Lunches, school supplies, and the commute to school are all free to make education accessible to all. All schools in Finland follow the same curriculum, providing equal opportunities for everyone. Higher education is also free compared to the large debts students incur in countries like the United Kingdom and the United States. Students are allowed to attend and re-attend as many times as they want and are encouraged to pursue any career they choose.

3. It’s how we learn, not what we learn.
Finland’s national curriculum was recently restructured to focus more on students playing an active role in their own learning. The updates included contemporary approaches to improve the culture of operation and leadership. This move emphasizes the student’s right to an individual and holistic education.

The Finnish core curriculum is:
• Thinking and learning.
• Cultural competence, interaction and expression.
• Looking after oneself, managing daily activities, and safety.
• Multiliteracy.
• Information- and communications-technology competence.
• Competence required for working life and entrepreneurship.
• Participation, empowerment, and responsibility.

Finland’s focus is to instill lifelong interdisciplinary skills. Subjects are tailored to be relevant to life. Plus there is a heavy emphasis on self-assessment, as assessment methods are made to support the learner’s development.

One of HundrED’s top Finnish-based innovations that can easily be implemented for free in any classroom and supports this new kind of learning and assessment culture is The House of Learning. It was developed as a concrete pedagogical tool for learning a new assessment culture, for both the teacher and the student.

In The House of Learning, each student practices planning and tracking his or her own learning and developing self-assessment skills. A personalized learning path can be created under the guidance of a teacher and supported by guardians, all the way from pre-school to the last year of elementary school.

Plus, the pedagogical tool can be used to achieve a single subject’s objectives, transversal competences, for assessment, as well as making learning processes of multidisciplinary modules visible.

4. Focus on collaboration.
Teachers are responsible for creating a sense of community in the classroom. They are encouraged to design lesson plans together and co-teach regularly. The curriculum has been updated to include a supportive framework for teachers.
Teacher training was also adapted. Coding and social sciences, especially social justice, are now part of the student teaching program.

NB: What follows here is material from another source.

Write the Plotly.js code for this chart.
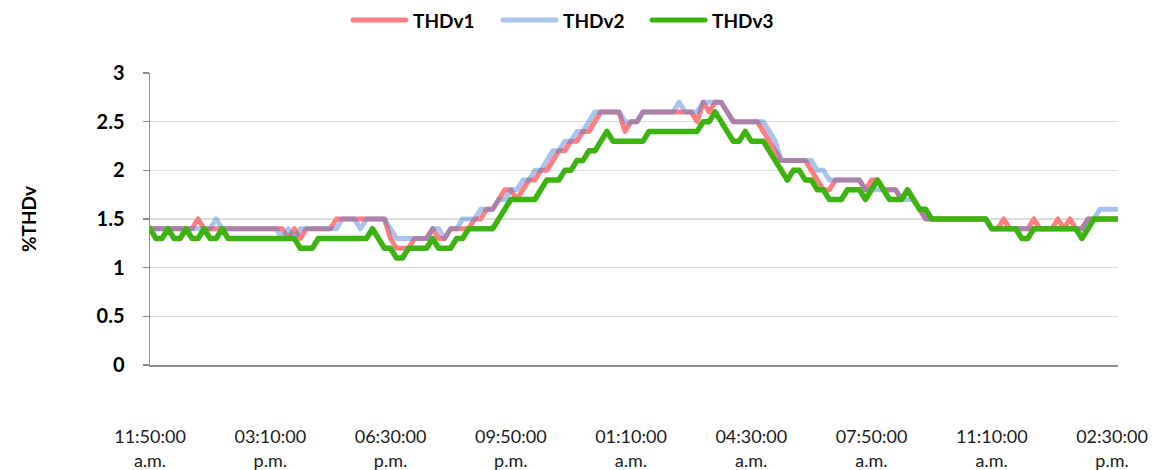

What we can learn from Finland
Ultimately, it all comes down to trust. Teachers are driven by the freedom to curate their own teaching methods. Trust allows teachers to concentrate on the job in front of them, to cater to each individual child and prepare the next generation for their adult lives.

When you compare the teaching profession with other professions, it is hard to see another position that is under such an intense microscope. Trust allows teachers the freedom to relax and concentrate on the children in front of them, creatively coming up with ways to cater to each child.

At HundrED we believe that the people on the ground will make the change in education. Let’s trust our teachers and empower them so they can do their jobs properly and prepare the next generation for their adult lives.